• **Provided entries**:

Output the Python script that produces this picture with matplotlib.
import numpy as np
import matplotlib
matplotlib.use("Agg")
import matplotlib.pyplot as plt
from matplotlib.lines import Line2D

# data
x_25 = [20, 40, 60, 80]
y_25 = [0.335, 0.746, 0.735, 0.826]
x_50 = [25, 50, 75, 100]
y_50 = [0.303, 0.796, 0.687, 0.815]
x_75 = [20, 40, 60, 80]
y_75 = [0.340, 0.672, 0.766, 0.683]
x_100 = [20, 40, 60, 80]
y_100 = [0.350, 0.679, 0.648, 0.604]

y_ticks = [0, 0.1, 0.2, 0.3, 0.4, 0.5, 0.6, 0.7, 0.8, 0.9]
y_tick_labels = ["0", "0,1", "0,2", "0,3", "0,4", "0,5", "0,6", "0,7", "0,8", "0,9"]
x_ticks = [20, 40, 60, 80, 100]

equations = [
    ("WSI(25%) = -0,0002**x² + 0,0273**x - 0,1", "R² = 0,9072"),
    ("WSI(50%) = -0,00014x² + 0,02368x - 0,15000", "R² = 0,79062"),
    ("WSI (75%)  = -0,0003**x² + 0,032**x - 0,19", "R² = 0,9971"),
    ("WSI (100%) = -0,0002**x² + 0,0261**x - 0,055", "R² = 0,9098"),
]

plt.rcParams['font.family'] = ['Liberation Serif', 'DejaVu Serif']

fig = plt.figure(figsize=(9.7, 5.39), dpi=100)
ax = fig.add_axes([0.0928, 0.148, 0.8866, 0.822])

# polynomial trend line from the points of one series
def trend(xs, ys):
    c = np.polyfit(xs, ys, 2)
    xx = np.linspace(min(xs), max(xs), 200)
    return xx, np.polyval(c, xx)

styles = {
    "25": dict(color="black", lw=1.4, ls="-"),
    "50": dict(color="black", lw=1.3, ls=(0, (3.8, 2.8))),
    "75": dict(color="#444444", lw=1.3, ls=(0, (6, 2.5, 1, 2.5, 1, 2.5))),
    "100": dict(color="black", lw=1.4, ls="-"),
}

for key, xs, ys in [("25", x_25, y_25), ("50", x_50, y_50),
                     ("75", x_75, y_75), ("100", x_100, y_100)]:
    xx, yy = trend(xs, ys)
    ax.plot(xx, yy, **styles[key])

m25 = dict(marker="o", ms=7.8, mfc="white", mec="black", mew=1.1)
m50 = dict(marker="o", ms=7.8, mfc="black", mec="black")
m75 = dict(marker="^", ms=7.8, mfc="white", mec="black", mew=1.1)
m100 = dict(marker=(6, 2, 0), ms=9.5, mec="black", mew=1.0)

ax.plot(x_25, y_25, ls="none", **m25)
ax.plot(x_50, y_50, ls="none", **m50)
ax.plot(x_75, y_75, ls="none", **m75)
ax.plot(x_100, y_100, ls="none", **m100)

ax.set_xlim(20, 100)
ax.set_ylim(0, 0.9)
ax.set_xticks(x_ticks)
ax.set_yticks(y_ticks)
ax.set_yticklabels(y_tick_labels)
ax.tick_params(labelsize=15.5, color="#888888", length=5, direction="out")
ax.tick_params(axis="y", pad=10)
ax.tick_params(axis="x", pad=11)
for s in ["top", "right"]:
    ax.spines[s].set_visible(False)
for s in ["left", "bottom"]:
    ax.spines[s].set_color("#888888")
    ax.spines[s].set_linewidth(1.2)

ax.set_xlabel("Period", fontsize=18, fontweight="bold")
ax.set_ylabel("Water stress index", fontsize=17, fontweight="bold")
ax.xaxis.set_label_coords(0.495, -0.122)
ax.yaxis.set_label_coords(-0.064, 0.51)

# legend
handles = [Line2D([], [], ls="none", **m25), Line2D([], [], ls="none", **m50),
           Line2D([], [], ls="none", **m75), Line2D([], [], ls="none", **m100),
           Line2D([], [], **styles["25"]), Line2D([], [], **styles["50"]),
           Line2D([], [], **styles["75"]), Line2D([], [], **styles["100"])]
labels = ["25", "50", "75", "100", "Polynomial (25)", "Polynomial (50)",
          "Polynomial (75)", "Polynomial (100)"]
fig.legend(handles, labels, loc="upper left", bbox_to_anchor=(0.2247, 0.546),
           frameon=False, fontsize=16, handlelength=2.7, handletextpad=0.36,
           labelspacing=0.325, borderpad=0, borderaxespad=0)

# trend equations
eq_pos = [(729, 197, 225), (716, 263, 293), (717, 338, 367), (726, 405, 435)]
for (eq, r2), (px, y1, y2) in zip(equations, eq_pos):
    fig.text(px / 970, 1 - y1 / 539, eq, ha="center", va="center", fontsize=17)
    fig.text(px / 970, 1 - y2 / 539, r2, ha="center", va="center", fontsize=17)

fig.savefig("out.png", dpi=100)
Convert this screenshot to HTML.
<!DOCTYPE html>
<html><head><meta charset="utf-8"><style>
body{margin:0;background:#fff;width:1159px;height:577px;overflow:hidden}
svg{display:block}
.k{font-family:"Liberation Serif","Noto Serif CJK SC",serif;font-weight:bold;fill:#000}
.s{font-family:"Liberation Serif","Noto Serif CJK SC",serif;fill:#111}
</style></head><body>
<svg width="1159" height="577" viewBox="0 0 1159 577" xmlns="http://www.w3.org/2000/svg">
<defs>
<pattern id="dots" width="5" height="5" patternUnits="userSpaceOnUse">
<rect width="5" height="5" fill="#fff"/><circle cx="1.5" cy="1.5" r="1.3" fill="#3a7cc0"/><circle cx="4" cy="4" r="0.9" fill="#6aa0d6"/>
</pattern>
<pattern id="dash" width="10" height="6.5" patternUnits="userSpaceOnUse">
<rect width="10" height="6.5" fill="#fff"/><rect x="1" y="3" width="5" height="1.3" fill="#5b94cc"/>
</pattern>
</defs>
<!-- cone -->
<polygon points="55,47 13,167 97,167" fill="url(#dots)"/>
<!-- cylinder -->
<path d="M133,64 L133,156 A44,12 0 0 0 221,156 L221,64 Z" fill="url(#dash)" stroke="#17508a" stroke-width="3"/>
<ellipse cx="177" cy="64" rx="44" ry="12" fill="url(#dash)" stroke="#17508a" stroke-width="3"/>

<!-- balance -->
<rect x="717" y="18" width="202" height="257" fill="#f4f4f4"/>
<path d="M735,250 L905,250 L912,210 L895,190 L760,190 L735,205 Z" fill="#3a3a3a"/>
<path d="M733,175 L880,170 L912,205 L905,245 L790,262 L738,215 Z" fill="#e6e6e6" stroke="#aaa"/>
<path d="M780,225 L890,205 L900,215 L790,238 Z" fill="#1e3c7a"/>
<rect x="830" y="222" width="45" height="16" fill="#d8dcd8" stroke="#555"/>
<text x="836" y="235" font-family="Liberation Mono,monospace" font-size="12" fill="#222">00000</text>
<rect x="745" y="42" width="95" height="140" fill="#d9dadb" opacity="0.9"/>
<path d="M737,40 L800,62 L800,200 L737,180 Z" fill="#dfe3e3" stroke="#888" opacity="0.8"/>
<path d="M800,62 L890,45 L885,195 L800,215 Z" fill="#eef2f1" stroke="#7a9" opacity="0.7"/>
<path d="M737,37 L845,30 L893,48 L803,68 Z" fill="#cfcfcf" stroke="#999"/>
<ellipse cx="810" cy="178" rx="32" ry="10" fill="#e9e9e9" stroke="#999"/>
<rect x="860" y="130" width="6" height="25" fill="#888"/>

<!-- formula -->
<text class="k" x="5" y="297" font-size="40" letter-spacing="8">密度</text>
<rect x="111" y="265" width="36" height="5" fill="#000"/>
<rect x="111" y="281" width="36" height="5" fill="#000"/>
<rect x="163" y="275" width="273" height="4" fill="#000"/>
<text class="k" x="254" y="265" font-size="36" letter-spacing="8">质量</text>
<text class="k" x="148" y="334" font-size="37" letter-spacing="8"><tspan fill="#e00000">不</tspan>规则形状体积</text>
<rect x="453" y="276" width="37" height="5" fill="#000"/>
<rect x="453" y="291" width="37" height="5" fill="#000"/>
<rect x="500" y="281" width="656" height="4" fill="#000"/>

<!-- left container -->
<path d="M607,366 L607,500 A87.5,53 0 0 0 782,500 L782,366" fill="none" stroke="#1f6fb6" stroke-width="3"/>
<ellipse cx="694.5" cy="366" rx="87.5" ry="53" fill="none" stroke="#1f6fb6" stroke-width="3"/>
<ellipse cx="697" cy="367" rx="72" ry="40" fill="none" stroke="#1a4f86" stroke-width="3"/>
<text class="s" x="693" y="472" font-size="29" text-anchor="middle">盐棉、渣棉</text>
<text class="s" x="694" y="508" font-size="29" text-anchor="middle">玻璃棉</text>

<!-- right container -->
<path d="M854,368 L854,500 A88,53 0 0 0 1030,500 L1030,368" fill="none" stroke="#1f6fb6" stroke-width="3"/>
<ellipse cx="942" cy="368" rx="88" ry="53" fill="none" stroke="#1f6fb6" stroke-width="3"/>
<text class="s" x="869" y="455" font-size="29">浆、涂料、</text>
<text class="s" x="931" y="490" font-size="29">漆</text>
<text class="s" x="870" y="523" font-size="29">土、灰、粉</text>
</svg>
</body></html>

• **Exercise details**: Reproduce exactly the lines from the beginning of the entries above up to and including the line that contains "y_100 = [0.350, 0.679, 0.648, 0.604]".

• **Worked answer**:
Output the Python script that produces this picture with matplotlib.
import numpy as np
import matplotlib
matplotlib.use("Agg")
import matplotlib.pyplot as plt
from matplotlib.lines import Line2D

# data
x_25 = [20, 40, 60, 80]
y_25 = [0.335, 0.746, 0.735, 0.826]
x_50 = [25, 50, 75, 100]
y_50 = [0.303, 0.796, 0.687, 0.815]
x_75 = [20, 40, 60, 80]
y_75 = [0.340, 0.672, 0.766, 0.683]
x_100 = [20, 40, 60, 80]
y_100 = [0.350, 0.679, 0.648, 0.604]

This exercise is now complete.